Setting the Record Straight on the Presidential Search
The Cavalier Daily’s most recent op-ed critiquing the University’s presidential search process presents the same story of opacity, irregularity, and institutional dysfunction. However, such claims are either grossly overstated or just fundamentally inaccurate, and it is tiresome to see the worn-out narrative repeated over and over during the past few months.
The facts are that the presidential search adhered closely to established precedent, incorporated broad representation, and followed a timeline consistent with prior successful searches.
First, the assertion that the process was insufficiently inclusive does not withstand scrutiny. The search committee was, by all available measures, the most expansive in the University’s history, consisting of twenty-eight members drawn from faculty, students, and both current and former Board members across the political spectrum. This level of representation exceeds that of prior searches and directly contradicts claims that stakeholder voices were excluded.
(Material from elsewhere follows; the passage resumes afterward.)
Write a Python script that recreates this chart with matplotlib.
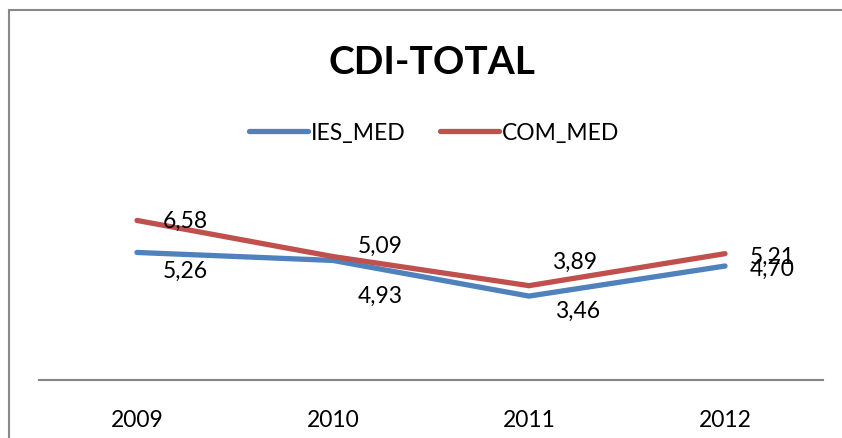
import numpy as np
import matplotlib.pyplot as plt
from matplotlib.patches import Rectangle

years = ["2009", "2010", "2011", "2012"]
ies_med = [5.26, 4.93, 3.46, 4.70]
com_med = [6.58, 5.09, 3.89, 5.21]
ies_lbl = ["5,26", "4,93", "3,46", "4,70"]
com_lbl = ["6,58", "5,09", "3,89", "5,21"]

BLUE = "#4F81BD"
RED = "#C0504D"
plt.rcParams['font.family'] = ['Lato', 'DejaVu Sans']

W, H = 842, 439
fig = plt.figure(figsize=(W / 100, H / 100), dpi=100)

# plot area in pixels: x 39..823, y 187..381
ax = fig.add_axes([39 / W, 1 - 381 / H, 784 / W, 194 / H])
x = np.arange(len(years))
ax.plot(x, ies_med, color=BLUE, lw=3.8, solid_capstyle='round', label="IES_MED")
ax.plot(x, com_med, color=RED, lw=3.8, solid_capstyle='round', label="COM_MED")
ax.set_xlim(-0.5, 3.5)
ax.set_ylim(0, 8)
ax.set_yticks([])
ax.set_xticks(x)
ax.set_xticklabels(years, fontsize=16.5)
ax.tick_params(axis='x', length=0, pad=21)
for s in ['top', 'left', 'right']:
    ax.spines[s].set_visible(False)
ax.spines['bottom'].set_color('#868686')
ax.spines['bottom'].set_linewidth(1.5)

# label offsets in pixels (dx, dy), screen y up
com_off = [(48, 0), (47, 11), (46, 24), (47, -3)]
ies_off = [(48, -18), (47, -35), (49, -14), (47, -2)]
for i in range(len(years)):
    ax.annotate(com_lbl[i], (x[i], com_med[i]), xytext=(com_off[i][0] * 0.72, com_off[i][1] * 0.72),
                textcoords='offset points', ha='center', va='center', fontsize=16.5)
    ax.annotate(ies_lbl[i], (x[i], ies_med[i]), xytext=(ies_off[i][0] * 0.72, ies_off[i][1] * 0.72),
                textcoords='offset points', ha='center', va='center', fontsize=16.5)

fig.text(432 / W, 1 - 63 / H, "CDI-TOTAL", ha='center', va='center', fontsize=28, fontweight='bold')
fig.legend(loc='center', bbox_to_anchor=(434 / W, 1 - 134 / H), ncol=2, frameon=False,
           fontsize=16.5, handlelength=2.6, handletextpad=0.1, columnspacing=1.5)

# chart frame: only left and top edges fall inside the picture
fig.add_artist(Rectangle((9 / W, -0.2), 1.2, 1.2 - 11 / H, transform=fig.transFigure,
                         fill=False, edgecolor='#888888', lw=1.5))

fig.savefig("out.png", dpi=100)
Second, presidential searches are always confidential – a necessary and established norm precisely because the candidates involved need that discretion. It is absurd to suggest that confidential means “secretive,” making it apparent that the Editorial Board either has no idea how such processes work or has intentionally ignored such knowledge to further an agenda. Moreover, the committee actively solicited public input through a dedicated website, openly demonstrating a commitment to transparency and engagement as much as it could.
Furthermore, the characterization of the timeline as rushed or irregular is misleading. At approximately five months in duration, the search mirrored the timelines that produced Presidents John Casteen and Terry Sullivan; Jim Ryan’s was slightly longer due to contract negotiations. Yet these prior searches committees were neither criticized as hasty nor viewed as procedurally deficient. To suddenly frame Scott Beardsley’s timeline as problematic suggests a selective reinterpretation of standards rather than a genuine procedural concern; the process was neither improvised nor accelerated beyond institutional norms—it followed a well-established UVA model.
Similarly, the op-ed raises concerns about the involvement of the search firm, implying potential irregularities or conflicts. Yet the firm in question–Issacson, Miller–was the exact same search firm that successfully managed the search process that produced President Jim Ryan. This important fact was recklessly and completely omitted from the CD op-ed and replaced by the suggestion that President Beardsley had some sort of connection to the firm. In reality, Issacson, Miller’s involvement reflects continuity at UVA –not deviation.
The critique also places significant emphasis on the need for retrospective review, suggesting that lingering questions might be evidence of illegitimacy of the outcome. However, this framing omits a key point: disagreement with an outcome does not, in itself, indicate a flawed process. Repeatedly labeling a standard, precedent-based process as “politicized” does not make it so. Such claims risk diluting legitimate concerns about governance by conflating them with routine disagreements over leadership.
This is not to suggest that institutional processes should be immune from review or improvement. Transparency and accountability must always be essential principles, and periodic evaluation can strengthen public confidence. However, any such review should be grounded in actual facts rather than assumptions. Portraying a conventional, inclusive, and historically consistent search as somehow fundamentally flawed risks undermining trust unnecessarily.
Ultimately, the presidential search process was not flawed as the op-ed claims. It followed precedent established by three prior presidential searches, engaged a wide range of stakeholders, and employed established best practices in leadership recruitment. The current narrative of dysfunction does not reflect the reality of the process itself, but rather the reaction to its outcome. Moving forward, the University community and the Cavalier Daily would be better served by focusing on constructive engagement and institutional stability rather than perpetuating unfounded critiques of a process that was, by all reasonable standards, sound.